73. Homelessness disturbs me. Fascinates me. Makes me want to DO something.
74. I loathe camping. In a tent. With no shower or bathroom. With all the bugs and creatures and dirt. I used to pretend to like it for Mr. Man, who loves it, but finally I said "fuck this" and now I no longer have to go camping with him and pretend to be homeless.
75. Mr. Man and I dated for over three years before we got married.
76. I love New Orleans. Love it.
77. I think those Bluetooth things people put in their ears makes them look like pompous idiots. I think the same of the Hummer. Don't even ask what I think of people who drive Hummers while talking on Bluetooth.
78. I have a serious crush on one of the Wiggles. I'm not telling which one.
79. I hate reading Jane Austin. I've never made it through any of her novels because I'm afraid I will yawn myself to death. I couldn't even finish The Jane Austin Bookclub. Just the name "Jane Austin" makes me nod off.
80. I never played with dolls as a child. I played with those big ass yellow Tonka trucks.
81. I have NO sense of direction. At all. I come out of a store in the mall and get disoriented. I am not exaggerating. The GPS? The best invention since the epidural. Pure fucking genius.
82. I am addicted to my cell phone. I sleep with it. I pee with it. I eat lunch with it.
83. One of my fantasies is to be in a hotel room with one other woman and five or more men. The two women are on the bed and the men line up, taking turns with us for a couple of minutes each before switching. Those not fucking us, are stroking themselves. First one to cum loses.
84. I secretly turn up my nose at men I see who are walking small "girly" dogs. A man needs a manly dog I say. A lab, or a mastiff, or a German Shepherd, etc. Seeing a man scoop up a dachshund's poop is like seeing a man drive a purple Geo. Just.Wrong. UPDATE: This is incredibly sexist and immature of me. I don't mean it.
85. I really want to be one of those hippy granola yoga chics. But I can't quite get there. I'm just not...organic enough. Update: I have started doing yoga and meditation. But have still not morphed into full hippie granola.
86.
87. I have mild asthma and use an inhaler sometimes.
88. I've never tried wax play but would like to.
89.
90. I would love to own a pair of Chuck Taylors in every color and design.
91. My second toe is longer than my big toe. I have long toes and very skinny flat feet.
92. I wear my Chucks to work and only put on my dress shoes if I have to. I think heels look sexy on paper but in reality, I'd rather just wear them in bed.

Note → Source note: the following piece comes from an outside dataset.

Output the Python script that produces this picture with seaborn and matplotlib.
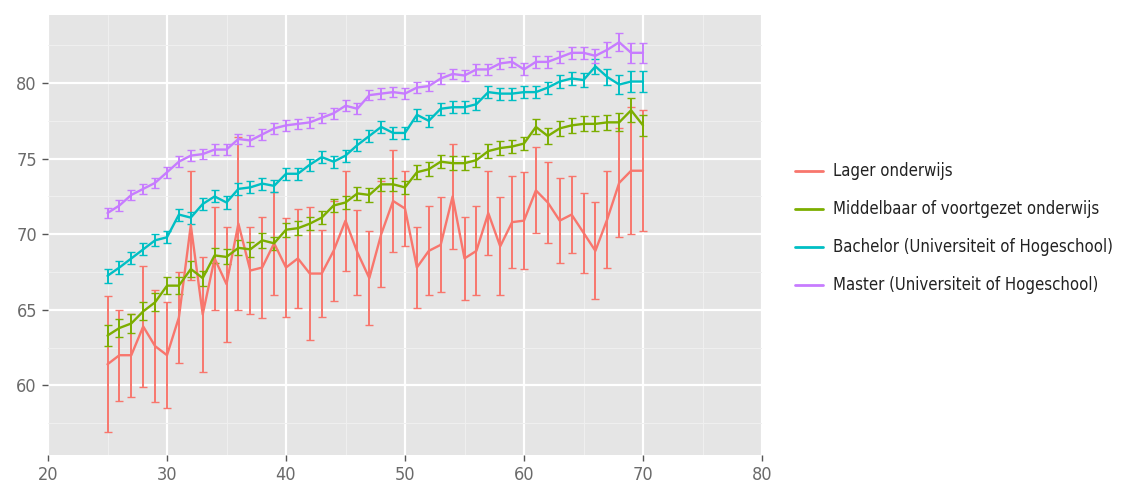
import matplotlib
matplotlib.use("Agg")
import matplotlib.pyplot as plt
from matplotlib import font_manager
from matplotlib.ticker import MultipleLocator
import seaborn as sns
import pandas as pd
import numpy as np

ages = list(range(25, 71))

groups = ["Lager onderwijs",
          "Middelbaar of voortgezet onderwijs",
          "Bachelor (Universiteit of Hogeschool)",
          "Master (Universiteit of Hogeschool)"]

lager = [61.4, 62.0, 62.0, 63.9, 62.6, 62.0, 64.5, 70.6, 64.7, 68.4,
         66.7, 70.7, 67.6, 67.8, 69.4, 67.8, 68.4, 67.4, 67.4, 68.9,
         70.9, 68.8, 67.1, 70.0, 72.2, 71.7, 67.8, 68.9, 69.3, 72.5,
         68.4, 68.9, 71.4, 69.2, 70.8, 70.9, 72.9, 72.1, 70.9, 71.3,
         70.1, 68.9, 71.0, 73.4, 74.2, 74.2]
lager_err = [4.5, 3.0, 2.75, 4.0, 3.7, 3.5, 3.0, 3.6, 3.8, 3.4,
             3.8, 5.7, 2.9, 3.35, 3.4, 3.3, 3.25, 4.4, 2.9, 3.3,
             3.3, 2.8, 3.1, 3.5, 3.4, 2.5, 2.65, 2.95, 3.15, 3.45,
             2.75, 2.95, 2.8, 3.25, 3.05, 3.2, 2.85, 2.7, 2.8, 2.55,
             2.65, 3.2, 3.2, 3.6, 4.2, 4.0]

middelbaar = [63.3, 63.8, 64.1, 64.9, 65.5, 66.6, 66.6, 67.7, 67.1, 68.6,
              68.5, 69.1, 69.0, 69.6, 69.4, 70.3, 70.4, 70.7, 71.1, 71.9,
              72.1, 72.7, 72.6, 73.3, 73.3, 73.1, 74.1, 74.3, 74.8, 74.7,
              74.7, 74.9, 75.5, 75.7, 75.8, 76.0, 77.1, 76.5, 77.0, 77.2,
              77.3, 77.3, 77.4, 77.4, 78.2, 77.2]
middelbaar_err = [0.7, 0.6, 0.6, 0.6, 0.6, 0.55, 0.55, 0.55, 0.5, 0.5,
                  0.5, 0.5, 0.5, 0.5, 0.45, 0.45, 0.45, 0.45, 0.45, 0.45,
                  0.45, 0.45, 0.45, 0.45, 0.45, 0.45, 0.45, 0.45, 0.45, 0.45,
                  0.45, 0.45, 0.45, 0.45, 0.45, 0.45, 0.5, 0.5, 0.5, 0.5,
                  0.5, 0.5, 0.5, 0.6, 0.8, 0.7]

bachelor = [67.25, 67.8, 68.4, 69.0, 69.6, 69.8, 71.3, 71.1, 72.0, 72.5,
            72.1, 73.0, 73.1, 73.35, 73.2, 74.0, 74.0, 74.6, 75.1, 74.8,
            75.2, 75.9, 76.5, 77.1, 76.7, 76.7, 77.9, 77.5, 78.3, 78.4,
            78.4, 78.6, 79.4, 79.3, 79.3, 79.4, 79.4, 79.7, 80.1, 80.3,
            80.2, 81.1, 80.4, 79.9, 80.1, 80.1]
bachelor_err = [0.45, 0.4, 0.4, 0.4, 0.4, 0.4, 0.4, 0.4, 0.4, 0.4,
                0.4, 0.4, 0.4, 0.4, 0.4, 0.4, 0.4, 0.4, 0.4, 0.4,
                0.4, 0.4, 0.4, 0.4, 0.4, 0.4, 0.4, 0.4, 0.4, 0.4,
                0.4, 0.4, 0.4, 0.4, 0.4, 0.4, 0.4, 0.4, 0.45, 0.45,
                0.45, 0.5, 0.55, 0.6, 0.7, 0.7]

master = [71.4, 71.9, 72.6, 73.0, 73.4, 74.1, 74.8, 75.2, 75.3, 75.6,
          75.6, 76.3, 76.2, 76.6, 77.0, 77.2, 77.3, 77.4, 77.7, 78.0,
          78.5, 78.3, 79.2, 79.3, 79.4, 79.3, 79.7, 79.8, 80.3, 80.6,
          80.5, 80.9, 80.9, 81.3, 81.4, 80.9, 81.4, 81.4, 81.7, 82.0,
          82.0, 81.8, 82.2, 82.7, 82.0, 82.0]
master_err = [0.35, 0.35, 0.35, 0.35, 0.35, 0.35, 0.35, 0.35, 0.35, 0.35,
              0.35, 0.35, 0.35, 0.35, 0.35, 0.35, 0.35, 0.35, 0.35, 0.35,
              0.35, 0.35, 0.35, 0.35, 0.35, 0.35, 0.35, 0.35, 0.35, 0.35,
              0.35, 0.35, 0.35, 0.35, 0.35, 0.4, 0.4, 0.4, 0.4, 0.4,
              0.4, 0.45, 0.5, 0.6, 0.65, 0.65]

colors = ["#F8766D", "#7CAE00", "#00BFC4", "#C77CFF"]

values = [lager, middelbaar, bachelor, master]
errors = [lager_err, middelbaar_err, bachelor_err, master_err]

df = pd.DataFrame({
    "leeftijd": np.tile(ages, len(groups)),
    "waarde": np.concatenate(values),
    "fout": np.concatenate(errors),
    "groep": np.repeat(groups, len(ages)),
})

sns.set_theme(style="darkgrid")

# pick a narrow/condensed sans font if one is installed
narrow_file = None
for f in font_manager.fontManager.ttflist:
    nm = f.name.lower()
    fn = f.fname.lower()
    if ("narrow" in nm or "condensed" in fn) and "bold" not in fn and "oblique" not in fn \
            and "italic" not in fn:
        narrow_file = f.fname
        break

if narrow_file is not None:
    fp = font_manager.FontProperties(fname=narrow_file)
    leg_size = 12
    tick_size = 13
else:
    fp = font_manager.FontProperties(family=["Liberation Sans", "DejaVu Sans"])
    leg_size = 10.5
    tick_size = 11.5
plt.rcParams["font.family"] = ["Liberation Sans", "DejaVu Sans"]

fig = plt.figure(figsize=(11.3, 4.99), dpi=100)
ax = fig.add_axes([48 / 1130, 44 / 499, 714 / 1130, 440 / 499])
ax.set_facecolor("#E5E5E5")

for g, c in zip(groups, colors):
    sub = df[df["groep"] == g]
    ax.errorbar(sub["leeftijd"], sub["waarde"], yerr=sub["fout"], fmt="none",
                ecolor=c, elinewidth=1.4, capsize=3, capthick=1.0, zorder=3)

sns.lineplot(data=df, x="leeftijd", y="waarde", hue="groep", hue_order=groups,
             palette=colors, linewidth=1.7, ax=ax, zorder=4)

ax.set_xlim(20, 80)
ax.set_ylim(55.4, 84.5)
ax.xaxis.set_major_locator(MultipleLocator(10))
ax.xaxis.set_minor_locator(MultipleLocator(5))
ax.yaxis.set_major_locator(MultipleLocator(5))
ax.yaxis.set_minor_locator(MultipleLocator(2.5))
ax.grid(which="major", color="white", linewidth=1.6)
ax.grid(which="minor", color="#F0F0F0", linewidth=0.7)
ax.set_axisbelow(True)
for s in ax.spines.values():
    s.set_visible(False)
ax.tick_params(which="major", length=4, width=1, color="#555555",
               labelcolor="#6A6A6A", pad=4)
ax.tick_params(which="minor", length=0)
ax.tick_params(axis="x", bottom=True)
ax.tick_params(axis="y", left=True)
for lab in ax.get_xticklabels() + ax.get_yticklabels():
    lab.set_fontproperties(fp)
    lab.set_fontsize(tick_size)
ax.set_xlabel("")
ax.set_ylabel("")

leg_fp = fp.copy()
leg_fp.set_size(leg_size)
leg = ax.legend(title=None, loc="center left", bbox_to_anchor=(1.025, 0.515),
                frameon=False, prop=leg_fp, handlelength=1.7,
                handletextpad=0.6, labelspacing=1.2)
for line in leg.get_lines():
    line.set_linewidth(2.0)
for t in leg.get_texts():
    t.set_color("#222222")

fig.savefig("out.png", dpi=100, facecolor="white")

93. If I ever get angry with you I may appear to get over it but I never forget it. It's always in the back of my mind. Not proud of this but that's just how I roll.
94.
95. I like drunk sex. As in, I'm drunk and being taken advantage of. I like that "loosing control" feeling. As long as I'm with someone I trust.
96. I have a habit of buying magazines and never reading them. And I can't bring myself to throw them away.
97. I've been published in an anthology.
98. Mr. Man took me to a very romantic inn once and made me cum over and over and over again all weekend. We never had intercourse and he didn't cum once. It was all about me. I was exhausted by the end of that weekend. And blissfully happy.
99. I'd never been on an airplane until after college.
100.
101. I'm wearing the ugliest, tackiest, oldest, loudest maternity sweater that you have ever seen right now. It's my favorite "around the house only, don't be caught dead in" sweater.